The distributor-type pump uses a vane-type transfer pump to fill the single pumping element. This then raises fuel pressure to injection pressure.

A distribution system then distributes fuel to each cylinder, in the firing order of the engine.

The most common type in light automotive use is the Bosch VE pump.

A drive shaft driven from the engine, rotates a plunger, and a cam disc. Cams on the face of the disc have as many lobes as cylinders in the engine. A plunger spring holds the cam disc against rollers that rotate on their shafts.

The lobes move the plunger to-and-fro in its barrel, making it rotate, and reciprocate, at the same time. Its rotation operates the fuel inlet port to the pumping chamber, and at the same time distributes pressurized fuel to the correct injector. The reciprocating motion pressurizes the fuel in the pumping chamber.

The plunger’s pumping action forces fuel through a delivery valve, to the injector. This pump is for a 3-cylinder engine, so it has 3 delivery valves.

The barrel has 1 intake port and 3 distribution ports. The plunger has a central passage, a connecting passage to the distributing slit, and a cross-drilling to a control sleeve. As the plunger rotates, each intake slit aligns with the intake port, and the distributing slit with the distributing port.

As the plunger rotates, the intake slit moves away from the intake port. At the same time, the plunger is acted on by the cams, causing it to move axially along the barrel, pressurizing the fuel in the pumping chamber.

The distributing slit now uncovers the distribution port, and the pressurized fuel passes through delivery valve to the injector. Further rotation of the plunger closes off the distribution port, and opens the intake port. At the same time, the plunger spring moves the plunger back along the barrel for the next pumping stroke.

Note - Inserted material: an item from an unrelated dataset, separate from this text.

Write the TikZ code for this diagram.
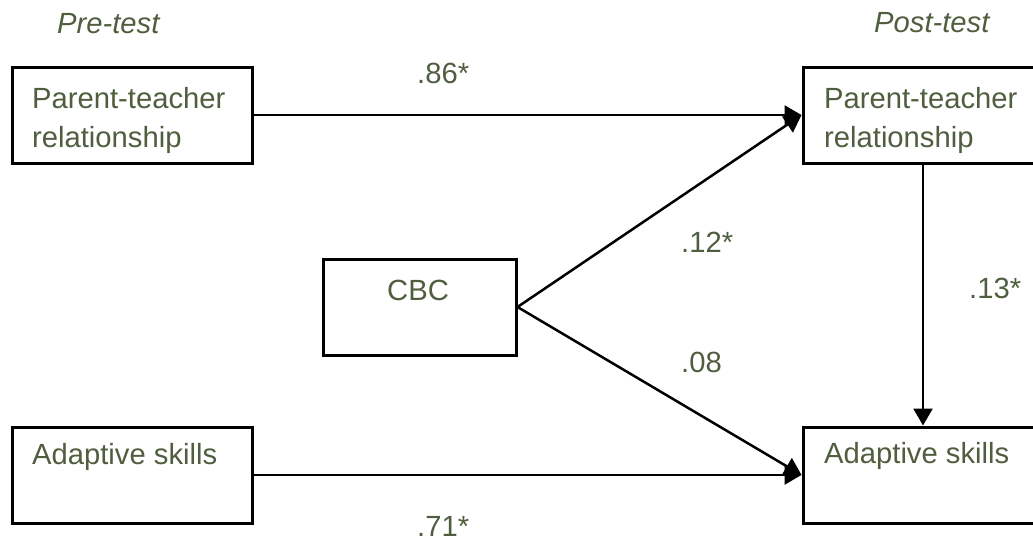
\documentclass[tikz,border=0pt]{standalone}
\usepackage{fontspec}
\setmainfont{Liberation Sans}
\usetikzlibrary{arrows.meta}
\definecolor{txtgreen}{RGB}{79,94,62}
\tikzset{
  box/.style={draw=black, line width=3pt, fill=white, inner sep=0pt, rectangle},
  lbl/.style={text=txtgreen, anchor=base west, inner sep=0pt, font=\fontsize{29.2}{38.5}\selectfont},
  conn/.style={line width=2.5pt, -{Triangle[length=17pt,width=19pt]}},
}
\begin{document}
\begin{tikzpicture}[x=1pt,y=-1pt]
\useasboundingbox (0,0) rectangle (1033,544);
\clip (0,0) rectangle (1033,544);
\node[box, minimum width=240pt, minimum height=96pt] (prePT) at (132,115) {};
\node[box, minimum width=240pt, minimum height=96pt] (preAS) at (132,475) {};
\node[box, minimum width=193pt, minimum height=96pt] (cbc) at (419.5,307) {};
\node[box, minimum width=240pt, minimum height=96pt] (postPT) at (923,115) {};
\node[box, minimum width=240pt, minimum height=96pt] (postAS) at (923,475) {};

\node[lbl, font=\fontsize{29.2}{38.5}\selectfont\itshape] (pre) at (57,33) {Pre-test};
\node[lbl, font=\fontsize{29.2}{38.5}\selectfont\itshape] (post) at (874,32) {Post-test};

\node[lbl, align=left] (tPrePT) at (32,147) {Parent-teacher\\relationship};
\node[lbl, align=left] (tPostPT) at (824,147) {Parent-teacher\\relationship};
\node[lbl] (tCBC) at (387,300) {CBC};
\node[lbl] (tPreAS) at (32,464) {Adaptive skills};
\node[lbl] (tPostAS) at (824,463) {Adaptive skills};

\draw[conn] (prePT.east) -- (postPT.west);
\draw[conn] (cbc.east) -- (postPT.west);
\draw[conn] (cbc.east) -- (postAS.west);
\draw[conn] (preAS.east) -- (postAS.west);
\draw[conn] (postPT.south) -- (postAS.north);

\node[lbl] (l86) at (417,83) {.86*};
\node[lbl] (l12) at (681,252) {.12*};
\node[lbl] (l08) at (681,372) {.08};
\node[lbl] (l71) at (417,536) {.71*};
\node[lbl] (l13) at (969,298) {.13*};
\end{tikzpicture}
\end{document}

For intake, fuel from the feed pump reaches the open intake port in the barrel. The intake slit aligns with the intake port, and fuel fills the pumping chamber and passages in the plunger.

For injection, the plunger rotates to close off the intake port, and moves along the barrel, to pressurize fuel in the pumping chamber. The distributing slit aligns with the distribution port, and the pressurized fuel forces the delivery valve off its seat, and reaches the injector. In this phase, a cut-off port in the plunger is covered by the control sleeve.

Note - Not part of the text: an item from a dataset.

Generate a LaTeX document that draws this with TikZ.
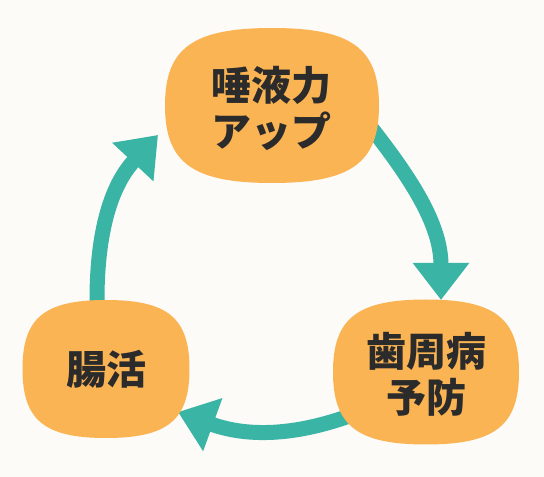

To end fuel delivery, the plunger’s cut-off port moves out of the control sleeve, and lets pressurized fuel spill back into the pump housing. This relieves pressure in the pumping chamber, the delivery valve closes, and injection ceases.

Metering the fuel is controlled by effective stroke of the control sleeve, and that’s determined by the action of the governor sliding the control sleeve along the plunger. Sliding it one way opens the cut-off port earlier, and reduces effective stroke. Sliding it this way delays its opening, and increases effective stroke.

The governor changes the position of the control sleeve to vary the quantity of fuel delivered, according to throttle position and load.

When the ignition is switched off, an electrical solenoid closes off the intake port, and stops fuel delivery.